Power to block foreign investment grows
WASHINGTON — The Trump administration will begin cracking down on foreign investment in sensitive U.S. industries like technology and telecommunications, saying Wednesday that it will start using new powers that give the United States greater authority to review and block Chinese and other international transactions that pose a threat to national security.
The expanded review system, which Congress passed into law this summer, will apply to a wide array of foreign transactions but is aimed primarily at China, which the administration has accused of trying to gain an unfair edge by acquiring valuable technology through investments or partnerships with U.S. companies.
“These temporary regulations address specific risks to U.S. critical technology,” while working toward implementing the Foreign Investment Risk Review Modernization Act, Treasury Secretary Steven Mnuchin said.

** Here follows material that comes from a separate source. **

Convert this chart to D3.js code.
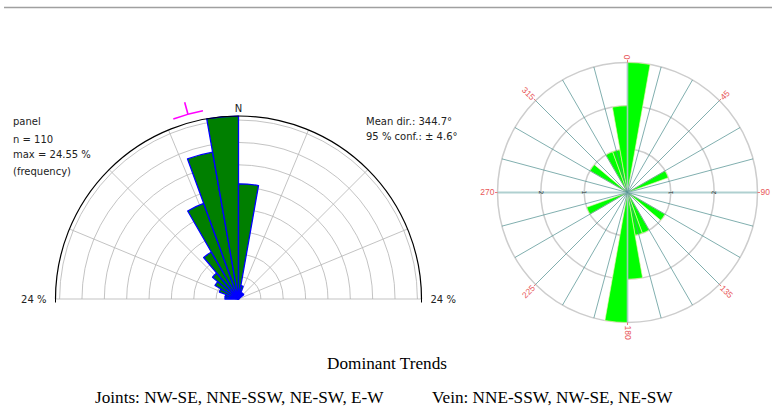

The toughened investment policy is the latest attempt by President Trump to punish Beijing over its trade practices, including cyberespionage and a pattern of pressuring U.S. technology companies doing business in China to hand over valuable trade secrets. It comes on top of tariffs that the United States has placed on $250 billion worth of Chinese imports, and it is expected to exacerbate tensions between the world’s two largest economic powers, which have engaged in increasingly harsh exchanges.
Chinese officials canceled a trip to Washington late last month to resume trade talks after Trump moved ahead with a round of tariffs on $200 billion worth of Chinese goods. On Monday, China’s foreign minister, Wang Yi, chided the Trump administration for “ceaselessly elevating” trade tensions and “casting a shadow” over relations between the two countries. Secretary of State Mike Pompeo, who was visiting Beijing for talks, said the United States has a “fundamental disagreement” with China on the issues that it raised.
The administration’s trade measures have already chilled Chinese investment in the United States, which fell more than 90 percent from the first half of 2017 to the first half of 2018, to its lowest level in seven years, according to Rhodium Group.
The Treasury Department said Wednesday that it will begin a pilot program using new powers under the Foreign Investment Risk Review Modernization Act. The law expands the purview of the Committee on Foreign Investment in the United States, an interagency panel led by the Treasury Department that can block acquisitions on national security grounds, and the department is moving swiftly to take advantage of its new tools.
Until now, only takeovers and controlling stakes in U.S. companies could be reviewed. Under the pilot program, the committee will be able to review a much wider array of deals, including joint ventures and smaller investments by foreigners in U.S. businesses that make technology deemed critical for national security reasons.
Beginning Nov. 10, the panel can review — and block — a deal if a foreign investor takes a stake in a business that makes sensitive technology and if that investor gains potential access to nonpublic technical information or can engage in substantial decision-making over the company, such as getting a board seat.
The expanded review system will apply to businesses that design or produce technology related to 27 industries, including telecommunications, semiconductors and computers. Foreign investors will be required to submit declarations notifying the panel of their intentions when making a bid. If they fail to do so, they could be assessed a fine up to the value of the transaction.
In a briefing with reporters Tuesday, senior Treasury Department officials emphasized that the program would not be focused on China and would apply to any foreign investors. But the White House has been looking for ways to prevent China from harnessing U.S. technology in critical sectors, such as the next generation of wireless technology known as 5G, and it has taken aim at China’s plan to dominate cutting-edge industries, known as Made in China 2025.
According to Public Citizen, a liberal advocacy group and think tank, 56 percent of Chinese investments in the United States last year were in industries that Beijing defines as “strategic,” such as aviation, biotechnology and newenergy vehicles — up from 25 percent in 2016.
The law, which passed with bipartisan support, gave the Treasury Department 18 months to develop rules to implement the panel’s new powers, but the program announced Wednesday will allow the law’s provisions to be put in place more quickly.